--- START ---

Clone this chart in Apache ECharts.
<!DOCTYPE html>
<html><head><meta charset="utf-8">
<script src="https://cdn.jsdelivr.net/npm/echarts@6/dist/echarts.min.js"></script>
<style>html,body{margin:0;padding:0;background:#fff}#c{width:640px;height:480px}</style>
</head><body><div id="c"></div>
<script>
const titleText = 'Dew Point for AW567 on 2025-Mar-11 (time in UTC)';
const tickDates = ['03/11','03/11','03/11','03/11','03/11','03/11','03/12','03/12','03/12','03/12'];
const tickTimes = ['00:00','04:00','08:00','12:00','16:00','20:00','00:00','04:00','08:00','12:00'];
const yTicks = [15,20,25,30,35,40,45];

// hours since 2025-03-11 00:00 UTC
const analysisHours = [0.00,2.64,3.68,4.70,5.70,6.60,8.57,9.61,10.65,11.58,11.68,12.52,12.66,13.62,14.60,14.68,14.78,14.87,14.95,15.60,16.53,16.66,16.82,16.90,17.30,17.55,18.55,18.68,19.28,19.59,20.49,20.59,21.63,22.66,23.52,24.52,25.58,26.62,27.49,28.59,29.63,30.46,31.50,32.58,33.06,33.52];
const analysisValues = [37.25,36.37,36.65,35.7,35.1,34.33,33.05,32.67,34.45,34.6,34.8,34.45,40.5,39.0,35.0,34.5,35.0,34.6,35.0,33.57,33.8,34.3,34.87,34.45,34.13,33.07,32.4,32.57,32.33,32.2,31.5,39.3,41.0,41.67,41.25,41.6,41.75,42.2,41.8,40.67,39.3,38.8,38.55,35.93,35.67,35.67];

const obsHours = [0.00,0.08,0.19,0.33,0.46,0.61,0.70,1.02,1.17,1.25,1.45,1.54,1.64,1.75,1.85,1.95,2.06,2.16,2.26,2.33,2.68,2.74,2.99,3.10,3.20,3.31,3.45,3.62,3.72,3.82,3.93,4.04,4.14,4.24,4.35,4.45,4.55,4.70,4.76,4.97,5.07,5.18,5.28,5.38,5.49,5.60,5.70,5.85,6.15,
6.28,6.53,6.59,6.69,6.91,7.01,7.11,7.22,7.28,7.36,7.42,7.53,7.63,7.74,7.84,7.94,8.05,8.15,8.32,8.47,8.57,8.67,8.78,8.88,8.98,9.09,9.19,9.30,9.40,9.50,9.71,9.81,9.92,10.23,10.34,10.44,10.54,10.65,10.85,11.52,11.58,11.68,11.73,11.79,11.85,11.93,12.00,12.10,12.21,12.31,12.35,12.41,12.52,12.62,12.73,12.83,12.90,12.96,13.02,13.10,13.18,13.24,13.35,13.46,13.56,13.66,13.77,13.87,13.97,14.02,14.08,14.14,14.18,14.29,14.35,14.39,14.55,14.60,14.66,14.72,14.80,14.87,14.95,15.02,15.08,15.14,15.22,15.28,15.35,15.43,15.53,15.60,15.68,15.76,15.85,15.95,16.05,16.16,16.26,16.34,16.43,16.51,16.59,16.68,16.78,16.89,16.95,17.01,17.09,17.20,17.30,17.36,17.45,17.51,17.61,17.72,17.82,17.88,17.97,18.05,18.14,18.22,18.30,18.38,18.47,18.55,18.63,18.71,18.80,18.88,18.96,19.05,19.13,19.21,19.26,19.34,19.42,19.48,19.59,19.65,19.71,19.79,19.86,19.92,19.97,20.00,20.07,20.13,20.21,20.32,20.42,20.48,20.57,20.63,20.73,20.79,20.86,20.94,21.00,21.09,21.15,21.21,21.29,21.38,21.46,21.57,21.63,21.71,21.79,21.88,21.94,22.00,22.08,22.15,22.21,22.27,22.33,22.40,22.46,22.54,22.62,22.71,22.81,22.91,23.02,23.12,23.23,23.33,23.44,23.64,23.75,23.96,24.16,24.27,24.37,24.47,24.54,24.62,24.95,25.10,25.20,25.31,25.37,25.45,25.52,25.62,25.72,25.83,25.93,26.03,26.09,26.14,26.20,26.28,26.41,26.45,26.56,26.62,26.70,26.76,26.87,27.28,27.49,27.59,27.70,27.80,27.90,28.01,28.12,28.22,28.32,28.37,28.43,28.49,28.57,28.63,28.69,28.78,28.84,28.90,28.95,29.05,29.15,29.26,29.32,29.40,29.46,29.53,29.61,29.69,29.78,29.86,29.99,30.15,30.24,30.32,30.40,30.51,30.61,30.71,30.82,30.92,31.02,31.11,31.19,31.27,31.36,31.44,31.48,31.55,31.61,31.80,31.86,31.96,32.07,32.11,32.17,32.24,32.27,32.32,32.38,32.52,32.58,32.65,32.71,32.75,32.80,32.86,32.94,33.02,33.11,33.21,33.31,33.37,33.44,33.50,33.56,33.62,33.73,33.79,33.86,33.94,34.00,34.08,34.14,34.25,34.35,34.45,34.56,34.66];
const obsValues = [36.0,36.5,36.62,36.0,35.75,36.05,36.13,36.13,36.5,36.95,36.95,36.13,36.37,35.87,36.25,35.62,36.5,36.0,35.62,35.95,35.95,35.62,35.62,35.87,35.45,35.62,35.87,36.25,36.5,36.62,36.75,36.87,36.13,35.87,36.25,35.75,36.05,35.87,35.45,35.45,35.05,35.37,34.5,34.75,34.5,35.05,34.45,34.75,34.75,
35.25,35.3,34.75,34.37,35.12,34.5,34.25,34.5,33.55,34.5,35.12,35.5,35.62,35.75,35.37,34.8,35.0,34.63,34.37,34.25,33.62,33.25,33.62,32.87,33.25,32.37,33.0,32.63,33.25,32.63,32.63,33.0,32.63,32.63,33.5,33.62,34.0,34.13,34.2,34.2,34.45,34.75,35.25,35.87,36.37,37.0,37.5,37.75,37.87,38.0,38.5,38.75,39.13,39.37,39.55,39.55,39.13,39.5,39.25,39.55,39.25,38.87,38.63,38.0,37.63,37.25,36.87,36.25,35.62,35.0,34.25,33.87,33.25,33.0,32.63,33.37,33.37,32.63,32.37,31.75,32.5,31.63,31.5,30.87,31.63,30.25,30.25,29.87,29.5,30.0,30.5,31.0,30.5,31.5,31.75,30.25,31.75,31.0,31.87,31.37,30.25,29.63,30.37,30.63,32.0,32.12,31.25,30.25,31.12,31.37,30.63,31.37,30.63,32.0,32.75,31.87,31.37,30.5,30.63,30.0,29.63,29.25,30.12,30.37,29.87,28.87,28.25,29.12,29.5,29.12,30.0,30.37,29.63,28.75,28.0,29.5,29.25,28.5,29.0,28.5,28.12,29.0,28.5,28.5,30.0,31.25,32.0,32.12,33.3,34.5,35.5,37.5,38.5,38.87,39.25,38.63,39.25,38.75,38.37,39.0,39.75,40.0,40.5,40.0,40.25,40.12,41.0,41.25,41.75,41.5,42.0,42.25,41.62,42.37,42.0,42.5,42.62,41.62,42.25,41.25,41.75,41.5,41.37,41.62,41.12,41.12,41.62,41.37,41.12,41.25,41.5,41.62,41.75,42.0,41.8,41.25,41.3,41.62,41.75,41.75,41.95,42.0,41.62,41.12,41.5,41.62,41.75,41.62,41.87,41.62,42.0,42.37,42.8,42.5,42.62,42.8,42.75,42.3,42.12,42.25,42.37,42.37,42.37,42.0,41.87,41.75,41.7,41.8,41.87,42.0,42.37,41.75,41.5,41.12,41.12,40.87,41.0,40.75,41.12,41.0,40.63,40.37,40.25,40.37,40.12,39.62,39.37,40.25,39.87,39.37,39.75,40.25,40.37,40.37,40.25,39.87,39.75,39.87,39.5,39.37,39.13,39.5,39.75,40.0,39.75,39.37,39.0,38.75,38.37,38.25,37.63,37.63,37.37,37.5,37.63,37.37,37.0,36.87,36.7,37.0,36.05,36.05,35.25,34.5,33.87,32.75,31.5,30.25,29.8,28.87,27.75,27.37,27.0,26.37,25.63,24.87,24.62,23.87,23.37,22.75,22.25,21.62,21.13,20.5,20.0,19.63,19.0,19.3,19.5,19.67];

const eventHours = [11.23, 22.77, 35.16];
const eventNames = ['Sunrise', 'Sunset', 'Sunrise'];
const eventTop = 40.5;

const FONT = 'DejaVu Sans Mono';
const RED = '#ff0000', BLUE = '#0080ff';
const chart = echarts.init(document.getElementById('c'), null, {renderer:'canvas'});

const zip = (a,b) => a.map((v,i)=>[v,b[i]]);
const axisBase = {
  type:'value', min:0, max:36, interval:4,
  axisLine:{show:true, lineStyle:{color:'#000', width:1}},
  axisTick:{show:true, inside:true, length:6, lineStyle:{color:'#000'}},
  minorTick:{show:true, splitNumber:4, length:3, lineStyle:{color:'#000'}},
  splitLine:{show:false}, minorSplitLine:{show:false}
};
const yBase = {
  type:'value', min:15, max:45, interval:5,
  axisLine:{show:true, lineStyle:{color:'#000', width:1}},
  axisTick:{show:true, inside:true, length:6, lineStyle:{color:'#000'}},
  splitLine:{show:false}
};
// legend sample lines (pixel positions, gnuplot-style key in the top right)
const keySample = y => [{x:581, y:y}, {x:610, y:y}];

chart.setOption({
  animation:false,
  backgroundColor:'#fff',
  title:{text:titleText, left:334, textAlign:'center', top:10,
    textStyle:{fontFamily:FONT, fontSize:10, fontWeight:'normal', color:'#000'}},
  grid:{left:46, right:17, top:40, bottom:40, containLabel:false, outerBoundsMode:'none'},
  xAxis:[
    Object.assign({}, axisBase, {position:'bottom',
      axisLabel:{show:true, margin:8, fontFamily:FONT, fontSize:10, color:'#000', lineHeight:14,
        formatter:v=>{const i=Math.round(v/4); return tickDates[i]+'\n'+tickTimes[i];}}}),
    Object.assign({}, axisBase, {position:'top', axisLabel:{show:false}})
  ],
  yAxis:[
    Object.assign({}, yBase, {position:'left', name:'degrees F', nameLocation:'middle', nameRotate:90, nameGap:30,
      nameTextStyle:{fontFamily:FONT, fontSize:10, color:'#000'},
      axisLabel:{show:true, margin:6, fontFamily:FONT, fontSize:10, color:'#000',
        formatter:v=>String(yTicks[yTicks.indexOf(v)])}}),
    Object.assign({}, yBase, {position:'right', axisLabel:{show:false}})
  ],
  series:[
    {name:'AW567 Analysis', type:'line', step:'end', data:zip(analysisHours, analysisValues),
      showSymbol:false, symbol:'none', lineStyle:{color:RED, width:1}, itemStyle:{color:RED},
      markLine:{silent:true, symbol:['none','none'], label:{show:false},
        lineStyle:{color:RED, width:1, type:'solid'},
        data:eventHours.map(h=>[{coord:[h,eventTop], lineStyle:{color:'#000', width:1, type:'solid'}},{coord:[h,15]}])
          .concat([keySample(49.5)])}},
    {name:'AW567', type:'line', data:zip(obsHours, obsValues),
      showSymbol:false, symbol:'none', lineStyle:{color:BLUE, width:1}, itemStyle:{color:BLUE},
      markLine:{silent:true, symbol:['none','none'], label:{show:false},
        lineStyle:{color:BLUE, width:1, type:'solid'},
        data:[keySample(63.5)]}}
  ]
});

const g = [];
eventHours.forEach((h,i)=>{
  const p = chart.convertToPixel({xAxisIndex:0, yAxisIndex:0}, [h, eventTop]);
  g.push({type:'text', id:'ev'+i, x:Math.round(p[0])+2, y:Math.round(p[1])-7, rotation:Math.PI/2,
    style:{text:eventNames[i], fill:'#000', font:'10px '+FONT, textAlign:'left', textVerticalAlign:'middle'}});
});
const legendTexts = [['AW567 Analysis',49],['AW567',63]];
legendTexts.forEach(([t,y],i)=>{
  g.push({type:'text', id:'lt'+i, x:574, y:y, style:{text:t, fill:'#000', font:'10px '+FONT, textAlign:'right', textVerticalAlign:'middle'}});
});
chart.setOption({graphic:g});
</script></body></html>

--- END ---

§ Written problem: Quote the listing word for word from its first line through the line in which "const yTicks = [15,20,25,30,35,40,45];" appears.

§ Task answer:
Clone this chart in Apache ECharts.
<!DOCTYPE html>
<html><head><meta charset="utf-8">
<script src="https://cdn.jsdelivr.net/npm/echarts@6/dist/echarts.min.js"></script>
<style>html,body{margin:0;padding:0;background:#fff}#c{width:640px;height:480px}</style>
</head><body><div id="c"></div>
<script>
const titleText = 'Dew Point for AW567 on 2025-Mar-11 (time in UTC)';
const tickDates = ['03/11','03/11','03/11','03/11','03/11','03/11','03/12','03/12','03/12','03/12'];
const tickTimes = ['00:00','04:00','08:00','12:00','16:00','20:00','00:00','04:00','08:00','12:00'];
const yTicks = [15,20,25,30,35,40,45];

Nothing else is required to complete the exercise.